An AFP news article yesterday talked about the row that has resulted from an ad in the Washington, D.C. subway system that says:
Barack Obama wants politicians and bureaucrats to control America's entire medical system. Go to hell, Barack.
The ad is promoting a film, Sick and Sicker: When Government Becomes Your Doctor, a documentary warning us about adopting a Canadian-style health care system. A little poking on my part failed to uncover who produced and funded the film but I find I'm suspicious of their motives.
Quite apart from the ad line's dubious--at best--claim, it's disgraceful that this has become the tenor of our public discussion.
Even more astounding to me than the tone of this subway ad is what the undeclared entity is incensed at: the Democratic-led, and Obama-sanctioned, push to get health care coverage for all Americans! For this he is told to "go to hell." I might expect this reaction if he were, say, taking folks' health care away (or maybe depriving people of their legal rights or spying on them without a warrant or kidnapping people in foreign countries and flying them to another country for "interrogation" or things of this sort), but for trying to get them health care? How does this goal raise such a murderous rage? How does the plan Obama proposed--which closely mirrors Republican proposals from the recent past--become so odious that people bubble over with hatred for the man?
Or is it a question of hatred first, rationale second?
I honestly don't know enough about our byzantine health care system to advocate very strongly for anything. But I'd argue that people are pissed and at rope's end because millions of dollars are being spent telling them they should be. They're being told this generally by the right wing media and on this topic I would not be surprised to find a money trail back to the health insurance lobby in Washington. Matt Taibbi has written that the real flaw of Obamacare is that it doesn't tackle the basic systemic problems in our health care system. It's basically a blank check to insurance companies--which are most of what's wrong with our system. Obamacare basically places no strictures on insurance companies to control costs--no allowing of foreign pharmaceuticals, no standardization of paperwork, no single-payer provisions. All these things guarantee continued huge profits for these insurance companies and higher costs for consumers. And I think more and more people are aware of this, which is why there is such a furious campaign being waged to convince us that government involvement in health care is deadly (despite the examples of Medicare and Medicaid) and to label Obama's efforts as satanic and un-American.
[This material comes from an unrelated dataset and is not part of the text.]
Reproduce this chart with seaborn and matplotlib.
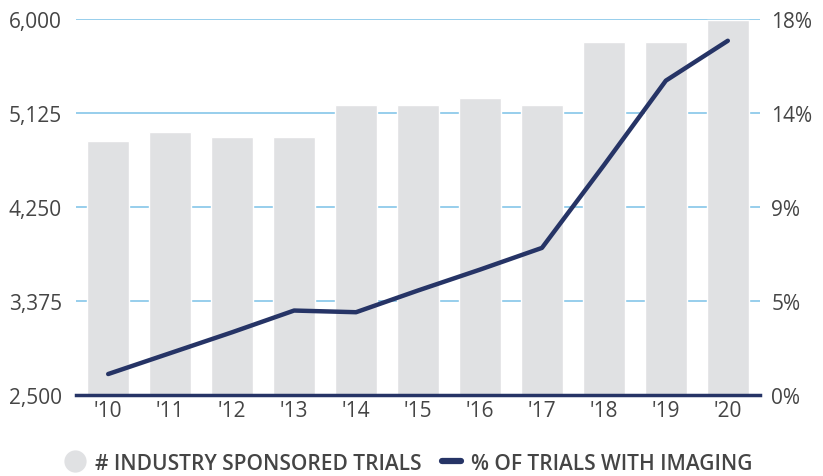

But Jesus, what a depressing outcome. The aforementioned article on Yahoo News has, as of this writing, garnered 9,000 comments, many of them really shocking in their extremity and hatred. Obama's Kenyan heritage and Muslim-sympathies (!) are constantly being trotted out, as is his Communist leaning and the unfortunate color of his skin. Is this the real America? When the ad itself tells the President of the United States to go to hell for working up an (admittedly flawed) plan for getting his citizens health care, maybe it's not surprising that the comments get worse from there.
But why? What does this vitriol and organized hatred get us? What problems are being solved by it? What we're seeing is the direct result of a couple decades of the kind of fear- and anger-based quasi-news coverage specialized in by Fox News. The comments for this news article contain plenty of left-wing snark and anger as well--which doesn't help anything. But I'd argue there is no organized leftist machinery manufacturing hate in the way that Rush Limbaugh and Fox News and Glenn Beck and Ann Coulter are making a full-time job of it--not even close. (The ad might have said--and with more justice, I'd say--"Insurance companies want to control the entire American health care system... Go to hell, insurance companies.") And this news story tells us what to expect when fear and anger take the place of "the better angels of our nature."
2 comments:
Who makes the decision to allow these ads to be ran where it was? What kind of uproar would there have been if an ad had run during Bush's presidency saying, "Go to hell, Bush"?
And your closing sentence of your post pretty much sums up where we are. It's not even about policy, or governance, or compromise or good ideas any more. It's about the rich and entrenched maintaining the status quo.
The funny thing is, I could see an ad that says "President Obama wants to commit us to a war against a sovereign nation that has not laid a finger on us. Go to hell, Barack." I would still think it uncivilized, but I would understand the passion against something so monumental. But health care? I don't condone the incivility in any case; but health care?
This is not about sound arguments. It's about a smear campaign with big money behind it.